Following up on last week's article on companies bracing for bankruptcies within the oil and gas industry, OE's Managing Editor Audrey Leon spoke with Charles Kelley and Robert Gray, Houston-based attorneys with law firm Mayer Brown to discuss the downturn in oil prices, how it is affecting the offshore industry, and what companies can do to weather the downturn before they need to file for bankruptcy protections.
OE: Given the downturn is likely to harshly affect companies whose finances were not great to begin with, what are some options for companies before they need to file for bankruptcy protection (if they're not quite there yet)?
Charles Kelley: Limited liquidity is the main problem. For those companies already suffering prior to the drop in commodity prices, their liquidity became further strained. The task for those companies is how to survive on even less. For most of those companies, the harsh reality is they may need to sell assets, monetize them, to obtain much needed funding. I assume raising further debt for these companies is not an option based on your question. It's hard sometimes for oil and gas companies to part with properties before they are ready, given how much effort went into identifying and then acquiring them in the first instance. But sale of assets in the current environment means they have to have great curb appeal. With tight liquidity previously, these companies may not have been developing and maintaining these fields as they should have, thus any sale will need to include assets of value. Thus, decisions to sell should be made early, not later after further erosion of asset value. Simply entering into farm-out arrangements doesn't solve short term liquidity issues.
Robert Gray: Surprisingly perhaps, many of our clients are issuing shares of common or preferred stock in order to maintain credit ratings and reserves to weather a prolonged low-price environment. Investors are willing to invest in what they see as depressed share prices with the expectation that commodity prices will rebound and, therefore, the share prices. In addition, we're seeing upstream companies looking to sell non-core assets (e.g., gather systems and other midstream assets).
OE: Since we're an offshore-focused magazine, what service sectors are going to be negatively impacted by this downturn in prices?
Charles Kelley: The oilfield service industry in general has been the first to feel this, before even the exploration and production companies in most instances. Because of lower revenues caused by lower oil prices, most exploration and production companies have cut back on their drilling, work over and recompletion projects – less need for service companies. Rig count data confirms this. I suspect where most cutbacks have occurred is in the area of expensive operations, such as shale or offshore, where wells cost millions of dollars to complete (offshore is in the tens and hundreds of millions).
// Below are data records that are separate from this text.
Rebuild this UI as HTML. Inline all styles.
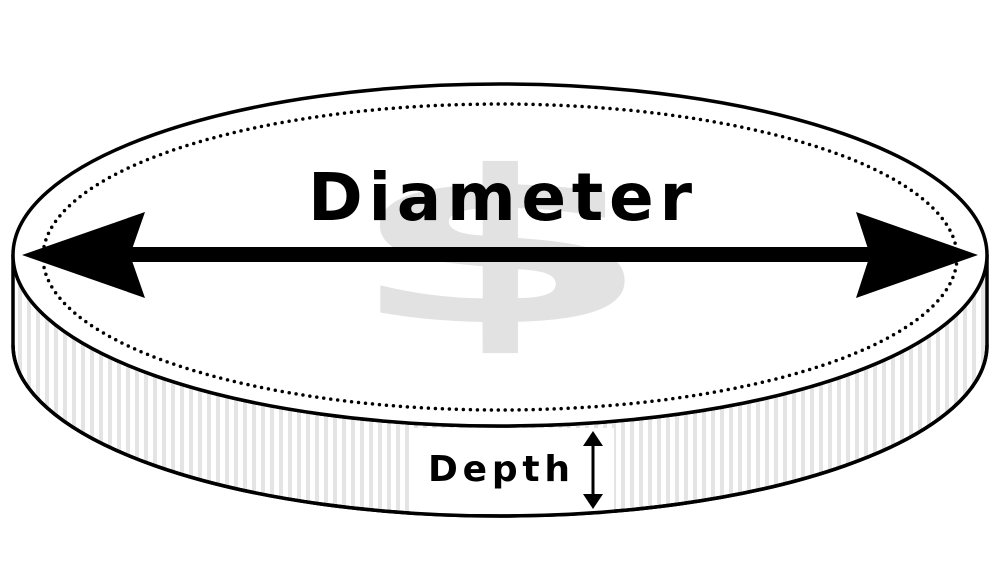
<!DOCTYPE html>
<html><head><style>html,body{margin:0;padding:0;background:#fff}svg{display:block}</style></head>
<body>
<svg width="1000" height="577" viewBox="0 0 1000 577" xmlns="http://www.w3.org/2000/svg">
<defs>
<pattern id="st" width="9" height="10" patternUnits="userSpaceOnUse">
<rect width="9" height="10" fill="#fff"/><rect x="0" width="4" height="10" fill="#e4e4e4"/>
</pattern>
</defs>
<path d="M13 255 L13 345 A487 171 0 0 0 987 345 L987 255 A487 171 0 0 1 13 255 Z" fill="url(#st)" stroke="#000" stroke-width="3.5"/>
<rect x="414" y="428" width="200" height="86" fill="#fff"/>
<path d="M13 345 A487 171 0 0 0 987 345" fill="none" stroke="#000" stroke-width="3.5"/>
<ellipse cx="500" cy="255" rx="487" ry="171" fill="#fff" stroke="#000" stroke-width="3.5"/>
<ellipse cx="500" cy="257" rx="457" ry="153" fill="none" stroke="#000" stroke-width="3.5" stroke-dasharray="0 7" stroke-linecap="round"/>
<text x="0" y="0" transform="translate(500,322) scale(2.1,1.0)" text-anchor="middle" font-family="DejaVu Sans, sans-serif" font-weight="bold" font-size="212" fill="#e2e2e2">$</text>
<text x="500" y="220" text-anchor="middle" font-family="DejaVu Sans, sans-serif" font-weight="bold" font-size="66" textLength="384" lengthAdjust="spacing" fill="#000">Diameter</text>
<rect x="125" y="247" width="750" height="15" fill="#000"/>
<polygon points="22,255 145,212 130,255 145,298" fill="#000"/>
<polygon points="978,255 856,212 870,255 856,298" fill="#000"/>
<text x="428" y="481" font-family="DejaVu Sans, sans-serif" font-weight="bold" font-size="36" textLength="142" lengthAdjust="spacing" fill="#000">Depth</text>
<line x1="593" y1="440" x2="593" y2="500" stroke="#000" stroke-width="3"/>
<polygon points="593,431 583,446 603,446" fill="#000"/>
<polygon points="593,509 583,494 603,494" fill="#000"/>
</svg>
</body></html>
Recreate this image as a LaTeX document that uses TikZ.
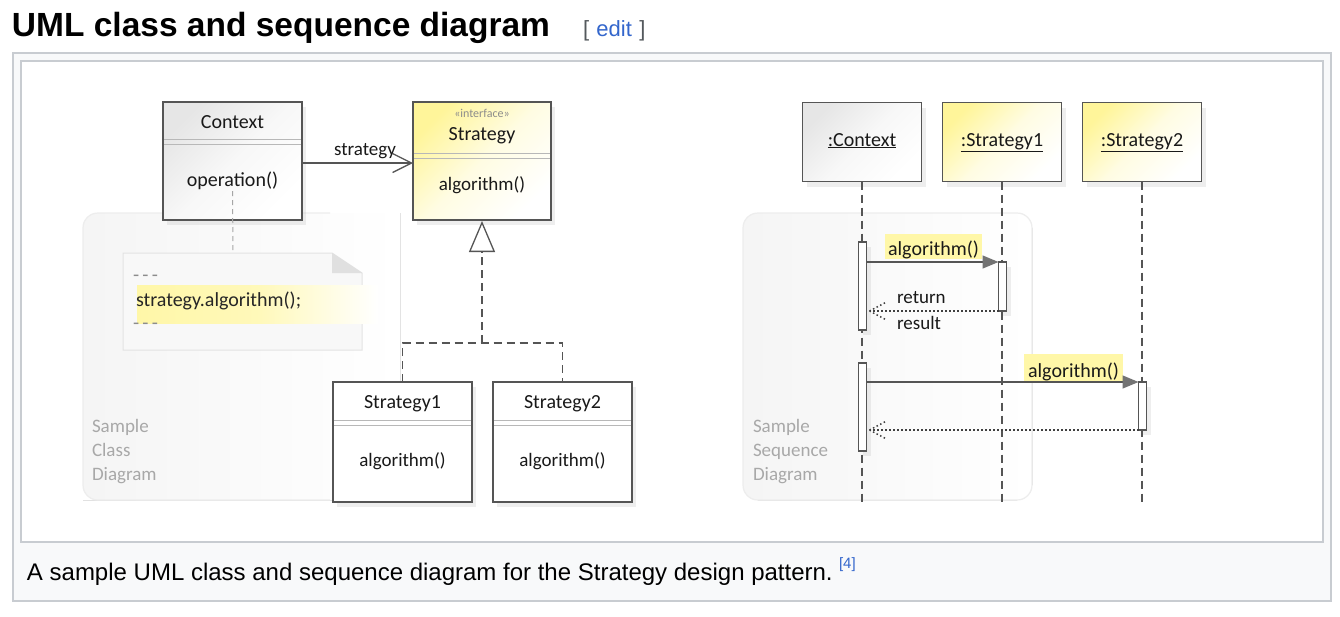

More activity is going on in the traditional formations, likely completing proven undeveloped reserves (PUDs). Thus, there is limited demand for seismic, offshore rigs, and those businesses that provide support for those operations. These are the most stressed companies currently.
Robert Gray: Clearly the offshore operators have longer time-horizons for existing production and operators are taking advantage of completion and production service companies' financial straits to negotiate better rates. As offshore drilling rigs come of contract, day rates, if obtainable at all, are being cut by up to 50%-60% and, in some recent instances, we understand that operators are cancelling contracts. To make matters worse, there is a stream of newbuilds still coming on stream for the next year/year and half.
OE: What do you think is likely to happen if low prices continue into the next 2-3 years? Will we see more companies give up on deepwater and/or harsh environment exploration and production efforts?
Charles Kelley: I suspect most capital projects in the deep water – except for those necessary to hold leases – have already been put on hold. Already, deepwater is only for those of steel spirit and deep pockets. The larger oil and gas companies are the most active in deepwater. I saw in a recent WSJ article from a month or so ago that four large deep water operators – Exxon, Chevron, Shell and Conoco-Phillips, I believe – have substantially reduced their capex budgets for 2015. The combined reductions of these large four companies was something like $80 billion that is no longer in their budgets. I would have to believe a fair amount of that was tied to offshore production. That suggests highly surprised development over the next several years offshore. If prices stay down for as long as two years, many holders of onshore traditional and shale formations (companies which may be highly levered) will be selling quite a bit of their holdings. It's hard to say whether offshore producers will be replacing production from these formations onshore, but the economics add up.
Robert Gray: Having said that, deepwater/harsh environment exploration is where most of our future reserves in the world will come from outside of North America, so I don't expect to see capitulation, as much as reduction.
OE: How can the small-to-mid-sized offshore oil and gas companies protect themselves during this downturn?
Charles Kelley: If they have marginal balance sheets already, I don't think they can survive offshore.
Robert Gray: Agree, particularly if they don't take advantage of reduced production costs.
Mayer Brown previously represented Houston-based ATP Oil & Gas on its restructuring and sale, which was one of the largest Chapter 11 cases filed in 2012.
Charles Kelley focuses on civil litigation. Prior to law school, he was employed by Amoco Oil Co. as a mechanical engineer and held positions as a project engineer, inspection engineer, and unit maintenance engineer in Amoco's largest and most complex refinery.
Robert Gray is a partner in Mayer Brown’s Houston office and is co-leader of the firm’s Corporate & Securities practice.